---
tags:
- sentence-transformers
- sentence-similarity
- feature-extraction
- dense
- generated_from_trainer
- dataset_size:1000000
- loss:MatryoshkaLoss
- loss:MultipleNegativesRankingLoss
- arabic
- Semantic
base_model: google/embeddinggemma-300m
widget:
- source_sentence: امرأة شقراء تطل على مشهد (سياتل سبيس نيدل)
  sentences:
  - رجل يستمتع بمناظر جسر البوابة الذهبية
  - فتاة بالخارج تلعب في الثلج
  - شخص ما يأخذ في نظرة إبرة الفضاء.
- source_sentence: سوق الشرق الأوسط
  sentences:
  - مسرح أمريكي
  - متجر في الشرق الأوسط
  - البالغون صغار
- source_sentence: رجلين يتنافسان في ملابس فنون الدفاع عن النفس
  sentences:
  - هناك العديد من الناس الحاضرين.
  - الكلب الأبيض على الشاطئ
  - هناك شخص واحد فقط موجود.
- source_sentence: مجموعة من الناس تمشي بجانب شاحنة.
  sentences:
  - الناس يقفون
  - بعض الناس بالخارج
  - بعض الرجال يقودون على الطريق
- source_sentence: لاعبة كرة ناعمة ترمي الكرة إلى زميلتها في الفريق
  sentences:
  - شخصان يلعبان كرة البيسبول
  - الرجل ينظف
  - لاعبين لكرة البيسبول يجلسان على مقعد
pipeline_tag: sentence-similarity
library_name: sentence-transformers
license: apache-2.0
language:
- ar
---

# AraGemma-Embedding-300m


![image/png](https://cdn-uploads.huggingface.co/production/uploads/628f7a71dd993507cfcbe587/bdBAW2_I9e_-pXzStqT6i.png)

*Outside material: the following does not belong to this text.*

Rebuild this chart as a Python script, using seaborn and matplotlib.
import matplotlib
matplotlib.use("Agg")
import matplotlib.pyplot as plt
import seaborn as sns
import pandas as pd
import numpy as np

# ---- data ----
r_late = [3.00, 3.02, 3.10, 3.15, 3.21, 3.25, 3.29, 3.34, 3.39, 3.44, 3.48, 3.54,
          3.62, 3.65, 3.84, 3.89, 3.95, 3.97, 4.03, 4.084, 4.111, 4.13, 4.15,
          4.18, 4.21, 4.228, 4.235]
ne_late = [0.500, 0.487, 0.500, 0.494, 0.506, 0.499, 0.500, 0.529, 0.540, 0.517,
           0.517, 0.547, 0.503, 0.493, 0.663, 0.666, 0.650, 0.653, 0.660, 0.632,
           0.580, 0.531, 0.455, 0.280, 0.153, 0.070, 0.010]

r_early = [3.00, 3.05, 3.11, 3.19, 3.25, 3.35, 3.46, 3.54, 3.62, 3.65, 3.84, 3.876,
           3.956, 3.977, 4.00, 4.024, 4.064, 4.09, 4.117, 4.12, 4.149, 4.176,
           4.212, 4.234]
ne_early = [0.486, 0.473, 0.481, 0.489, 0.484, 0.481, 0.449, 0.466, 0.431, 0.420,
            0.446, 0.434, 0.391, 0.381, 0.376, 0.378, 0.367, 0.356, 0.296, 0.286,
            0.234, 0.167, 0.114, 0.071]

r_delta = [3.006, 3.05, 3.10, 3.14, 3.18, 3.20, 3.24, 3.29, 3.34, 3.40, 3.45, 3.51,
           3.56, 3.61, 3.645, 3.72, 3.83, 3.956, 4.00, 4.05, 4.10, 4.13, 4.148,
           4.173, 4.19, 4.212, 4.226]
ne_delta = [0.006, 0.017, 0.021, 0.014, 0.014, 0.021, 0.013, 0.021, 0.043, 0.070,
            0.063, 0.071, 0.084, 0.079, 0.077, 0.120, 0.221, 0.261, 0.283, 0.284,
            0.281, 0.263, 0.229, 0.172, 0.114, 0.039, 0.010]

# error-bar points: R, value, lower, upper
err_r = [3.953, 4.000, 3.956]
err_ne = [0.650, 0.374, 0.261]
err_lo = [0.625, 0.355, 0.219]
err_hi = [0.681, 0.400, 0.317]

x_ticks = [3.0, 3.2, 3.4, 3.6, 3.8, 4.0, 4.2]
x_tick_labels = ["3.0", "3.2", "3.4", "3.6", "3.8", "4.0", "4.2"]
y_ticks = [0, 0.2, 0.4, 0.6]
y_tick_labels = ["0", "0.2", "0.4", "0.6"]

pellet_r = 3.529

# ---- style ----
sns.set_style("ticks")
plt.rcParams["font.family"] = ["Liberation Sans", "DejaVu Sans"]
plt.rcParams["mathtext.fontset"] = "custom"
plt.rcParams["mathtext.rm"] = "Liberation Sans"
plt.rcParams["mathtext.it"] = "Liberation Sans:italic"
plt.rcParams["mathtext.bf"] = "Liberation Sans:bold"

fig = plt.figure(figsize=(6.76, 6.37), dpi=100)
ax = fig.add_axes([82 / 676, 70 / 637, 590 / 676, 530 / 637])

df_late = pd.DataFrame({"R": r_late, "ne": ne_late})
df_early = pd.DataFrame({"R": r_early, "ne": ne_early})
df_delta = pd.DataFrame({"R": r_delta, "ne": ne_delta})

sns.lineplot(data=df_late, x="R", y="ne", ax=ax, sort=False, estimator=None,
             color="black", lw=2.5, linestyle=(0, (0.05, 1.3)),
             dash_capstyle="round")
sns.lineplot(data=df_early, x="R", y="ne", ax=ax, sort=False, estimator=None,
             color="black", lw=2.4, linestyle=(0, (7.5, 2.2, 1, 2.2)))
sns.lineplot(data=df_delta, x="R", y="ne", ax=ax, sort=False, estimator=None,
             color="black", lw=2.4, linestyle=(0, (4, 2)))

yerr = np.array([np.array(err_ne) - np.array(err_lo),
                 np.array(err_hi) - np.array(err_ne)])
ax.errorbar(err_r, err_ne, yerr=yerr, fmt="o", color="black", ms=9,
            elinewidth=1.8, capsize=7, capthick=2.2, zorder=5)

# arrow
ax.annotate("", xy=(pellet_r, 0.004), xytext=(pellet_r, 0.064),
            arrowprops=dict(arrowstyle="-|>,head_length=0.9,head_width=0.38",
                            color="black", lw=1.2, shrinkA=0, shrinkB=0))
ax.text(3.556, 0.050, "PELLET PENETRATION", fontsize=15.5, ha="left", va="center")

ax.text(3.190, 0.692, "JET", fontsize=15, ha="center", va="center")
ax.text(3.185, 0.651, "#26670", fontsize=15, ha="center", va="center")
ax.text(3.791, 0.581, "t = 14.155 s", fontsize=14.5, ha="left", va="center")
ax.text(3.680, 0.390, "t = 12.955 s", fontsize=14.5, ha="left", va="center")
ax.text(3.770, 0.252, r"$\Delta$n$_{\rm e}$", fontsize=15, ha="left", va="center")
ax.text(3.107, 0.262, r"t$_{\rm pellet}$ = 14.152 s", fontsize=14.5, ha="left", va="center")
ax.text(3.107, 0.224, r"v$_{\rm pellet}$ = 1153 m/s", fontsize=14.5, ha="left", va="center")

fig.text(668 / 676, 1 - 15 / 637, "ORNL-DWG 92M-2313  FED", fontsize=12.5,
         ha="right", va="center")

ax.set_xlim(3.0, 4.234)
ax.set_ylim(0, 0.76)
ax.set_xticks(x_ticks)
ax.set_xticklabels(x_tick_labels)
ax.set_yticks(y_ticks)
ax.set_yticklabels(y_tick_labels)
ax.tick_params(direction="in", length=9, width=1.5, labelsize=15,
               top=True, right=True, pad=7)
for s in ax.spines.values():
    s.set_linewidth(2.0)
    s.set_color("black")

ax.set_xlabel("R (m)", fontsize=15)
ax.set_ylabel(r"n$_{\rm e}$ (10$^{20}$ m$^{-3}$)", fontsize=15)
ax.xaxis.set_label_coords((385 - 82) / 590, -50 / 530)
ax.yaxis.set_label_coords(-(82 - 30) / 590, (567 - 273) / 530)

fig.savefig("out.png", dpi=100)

**Model Page**: [AraGemma-Embedding (Hugging Face)](https://huggingface.co/Omartificial-Intelligence-Space/AraGemma-Embedding-300m)

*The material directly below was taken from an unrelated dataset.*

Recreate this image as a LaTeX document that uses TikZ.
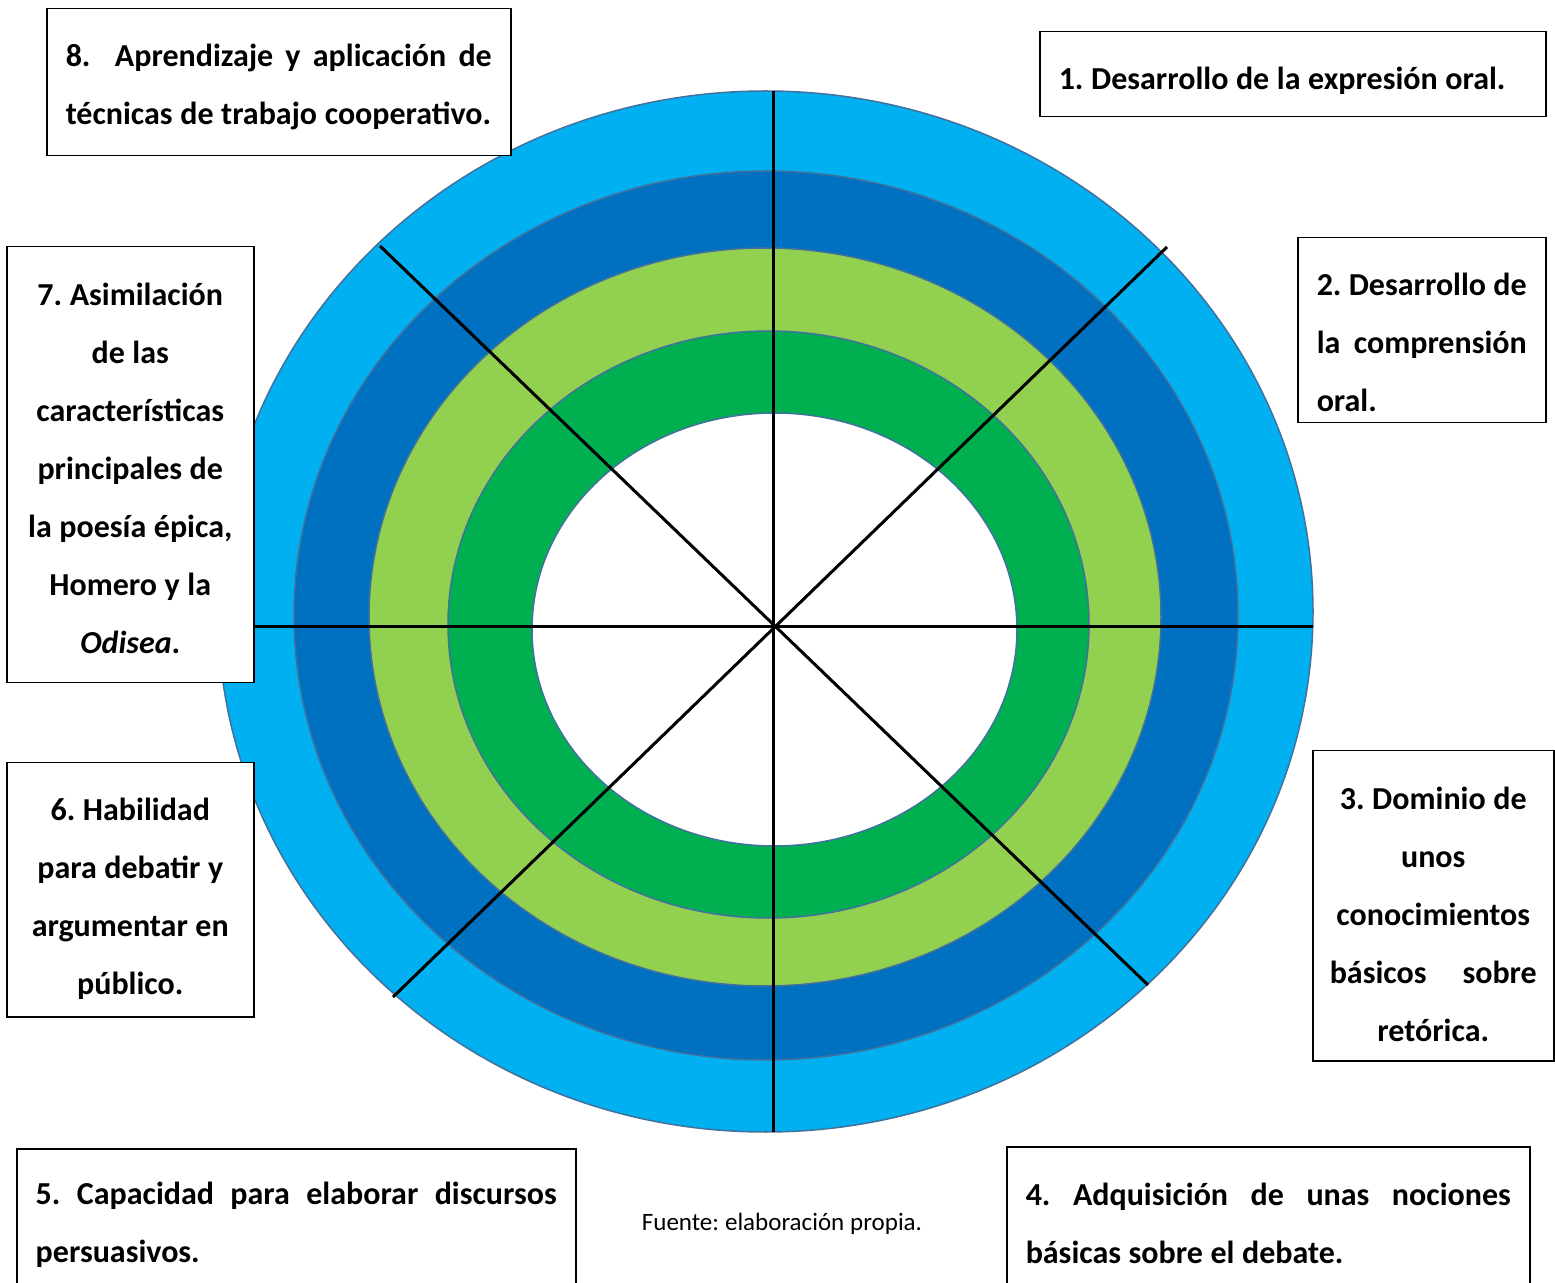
\documentclass[tikz,border=0pt]{standalone}
\usepackage{fontspec}
\setmainfont{Carlito}[WordSpace=1.05]
\frenchspacing
\pgfdeclarelayer{edgelayer}
\pgfdeclarelayer{nodelayer}
\pgfsetlayers{edgelayer,nodelayer,main}
\definecolor{skyblue}{HTML}{00B0F0}
\definecolor{deepblue}{HTML}{0070C0}
\definecolor{limegreen}{HTML}{92D050}
\definecolor{leafgreen}{HTML}{00B050}
\definecolor{ringline}{HTML}{41719C}
\tikzstyle{ring}=[draw=ringline, line width=0.75pt]
\tikzstyle{edge}=[draw=black, line width=1.5pt]
\tikzstyle{box}=[draw=black, fill=white, line width=0.75pt, anchor=north west, inner xsep=9.5pt, inner ysep=0pt, font=\fontsize{16}{29}\selectfont\bfseries, execute at begin node={\spaceskip=0pt\xspaceskip=0pt}]
\newcommand{\fullline}[1]{\makebox[\hsize][s]{\spaceskip=0pt\xspaceskip=0pt #1}}

\begin{document}
\begin{tikzpicture}[x=0.5pt, y=-0.5pt]
	\useasboundingbox (0,0) rectangle (1555,1283);
	\clip (0,0) rectangle (1555,1283);
	\coordinate (0) at (773, 627);
	\coordinate (n) at (773, 91);
	\coordinate (s) at (773, 1132);
	\coordinate (w) at (215, 627);
	\coordinate (e) at (1313, 627);
	\coordinate (nw) at (380, 246);
	\coordinate (se) at (1148, 985);
	\coordinate (ne) at (1167, 247);
	\coordinate (sw) at (393, 997);
	\begin{pgfonlayer}{edgelayer}
		\fill [style=ring, fill=skyblue] (765.5, 611.5) ellipse [x radius=547.5, y radius=520.5];
		\fill [style=ring, fill=deepblue] (766, 615.5) ellipse [x radius=472, y radius=444.5];
		\fill [style=ring, fill=limegreen] (765, 617) ellipse [x radius=396, y radius=369];
		\fill [style=ring, fill=leafgreen] (768.5, 624.5) ellipse [x radius=320.5, y radius=293.5];
		\fill [style=ring, fill=white] (774.5, 629.5) ellipse [x radius=242.5, y radius=216.5];
		\draw [style=edge] (n) to (s);
		\draw [style=edge] (w) to (e);
		\draw [style=edge] (nw) to (se);
		\draw [style=edge] (ne) to (sw);
	\end{pgfonlayer}
	\begin{pgfonlayer}{nodelayer}
		\node [style=box, text width=234pt, minimum height=42.5pt, text height=18pt, align=left] (1) at (1039, 31) {\mbox{1. Desarrollo de la expresión oral.}};
		\node [style=box, text width=105pt, minimum height=92.5pt, text height=23pt, align=left] (2) at (1297, 237) {\fullline{2. Desarrollo de}\\ \fullline{la comprensión}\\ oral.};
		\node [style=box, text width=103.5pt, inner xsep=8.5pt, minimum height=155pt, text height=20pt, align=center] (3) at (1312, 750) {\mbox{3. Dominio de}\\ unos\\ conocimientos\\ \fullline{básicos sobre}\\ retórica.};
		\node [style=box, text width=242.5pt, minimum height=76.5pt, align=left] (4) at (1006, 1146) {\fullline{4. Adquisición de unas nociones}\\ \mbox{básicas sobre el debate.}};
		\node [style=box, text width=260.5pt, minimum height=76pt, align=left] (5) at (16, 1148) {\fullline{5. Capacidad para elaborar discursos}\\ persuasivos.};
		\node [style=box, text width=104.5pt, minimum height=127pt, text height=20pt, align=center] (6) at (6, 762) {\mbox{6. Habilidad}\\ \mbox{para debatir y}\\ \mbox{argumentar en}\\ público.};
		\node [style=box, text width=104.5pt, minimum height=218pt, text height=15pt, align=center] (7) at (6, 246) {\mbox{7. Asimilación}\\ \mbox{de las}\\ características\\ \mbox{principales de}\\ \mbox{la poesía épica,}\\ \mbox{Homero y la}\\ \textit{Odisea}.};
		\node [style=box, text width=213pt, minimum height=73.5pt, text height=15.5pt, align=left] (8) at (46, 8) {\fullline{8.\ \ Aprendizaje y aplicación de}\\ \mbox{técnicas de trabajo cooperativo.}};
		\node [font=\fontsize{12.5}{15}\selectfont] (src) at (782, 1224) {Fuente: elaboración propia.};
	\end{pgfonlayer}
\end{tikzpicture}
\end{document}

**Authors**: [Google DeepMind](https://deepmind.google) (base model), fine-tuned by [Omartificial-Intelligence-Space](https://huggingface.co/Omartificial-Intelligence-Space)

**Find More About**: [Arabic Semantic Embeddings Models](https://www.omarai.me/embeddings)

---


## Simple RAG and Other NLP Tasks Example:

[RAG & NLP Tasks Notebook](https://colab.research.google.com/drive/1Tmk5XgbvsFOIDYH7M9TwsaQ40qwP4h_O?usp=sharing)

---

## Model Overview

**AraGemma-Embedding-300m** is a fine-tuned version of **[EmbeddingGemma-300M](https://ai.google.dev/gemma/docs/embeddinggemma)**, optimized for **Arabic semantic understanding**.  
This model was fine-tuned using **1 million Arabic triplet pairs** (anchor, positive, negative) with **Matryoshka Representation Learning (MRL)** to enhance semantic similarity, clustering, classification, and retrieval for Arabic texts.

It builds on Google’s Gemma 3 research, making it lightweight, efficient, and deployable on-device (mobile, laptops, desktops) while achieving **state-of-the-art Arabic semantic embedding performance**.

---

## Model Information

### Input
- Text string (Arabic or multilingual)
- Maximum context length: **2048 tokens**

### Output
- Dense vector representation of size **768**
- Supports **MRL truncation** to 512, 256, or 128 dimensions with re-normalization

---


## Performance

### Benchmark Results


![image/png](https://cdn-uploads.huggingface.co/production/uploads/628f7a71dd993507cfcbe587/kEkJ41nyV3CfhLT00_lfP.png)

Significant improvements show stronger **semantic Arabic understanding**.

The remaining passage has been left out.